The graphic advertising the Washington Times' four-part series on sex-selective abortion and female infanticide should tell you a little something about the politics at play in its coverage: The words "Killing Eve: India's Abortion Crisis" appear in large text over a red background. It was fair enough warning to take cover from the surefire hailstorm of political rhetoric and hyperbole to come. But we're still left to don some waders in hopes of trudging through the remaining swamp.
In a few words, the Times sums up the grim reality for many Indian girls: "First, there are the baby girls who, simply because they are female, are put on piles of dry grass and burned. Or they are placed in bags and fatally stabbed." The estimates for the numbers of India's "missing girls" are bleak: UNICEF places the number at 2.5 million a year; there are a total of 43 million "missing" Indian girls, according to the medical journal Lancet.
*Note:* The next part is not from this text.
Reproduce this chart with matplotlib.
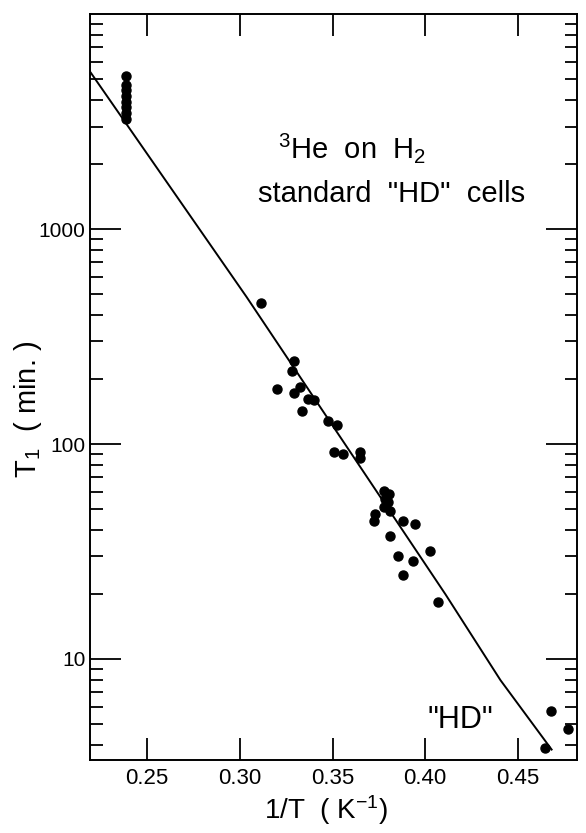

But, at least for me, the Times' political motivation eclipses its reporting on the issue of sex-selective abortions. Author Julia Duin refers to sex-selective abortions as "female feticide," which, at least in this country, carries a bigger punch than "abortion." The terms aren't drastically different in definition, but it's a politically significant choice, similar to others made time and again throughout the piece: An interviewee refers to medical practitioners who perform sex-selective abortions as "womb raiders"; there's the weighty series title "Killing Eve"; and the fourth installment in the series looks critically at General Electric for supplying India with thousands of ultrasound machines (which, mind you, are not inherently evil) and quotes an Indian activist: "In the United States, ultrasound is used to protect the fetus. Here it is used to destroy it."
Duin also raises questions about hypocrisy among feminists who campaign for a woman's right to choose but condemn sex-selective abortions. Reporter Elisabeth Bumiller's "May You Be the Mother of a Hundred Sons" is quoted: "Was it intellectually consistent to be in favor of a woman's right to abortion yet opposed to sex-selective abortion? Some Indian feminists referred to sex-selective abortion as 'female feticide,' which made me wonder why they were not opposed to 'male feticide' as well." But, please, "male feticide," understood in this case as the widespread practice of aborting male fetuses because of their maleness, just ... does not exist.
There definitely are hypocritical feminist arguments about sex-selective abortions. But they don't necessarily have to be so. Individual decisions to end a pregnancy are completely different from the systematic eradication of one gender of fetus. Not to mention, as our readers have argued before, it's possible to fully support a woman's choice to have a sex-selective abortion while condemning the social and economic conditions that make that an appealing choice or -- for poor Indian families unable to commit to a dowry -- no real choice at all.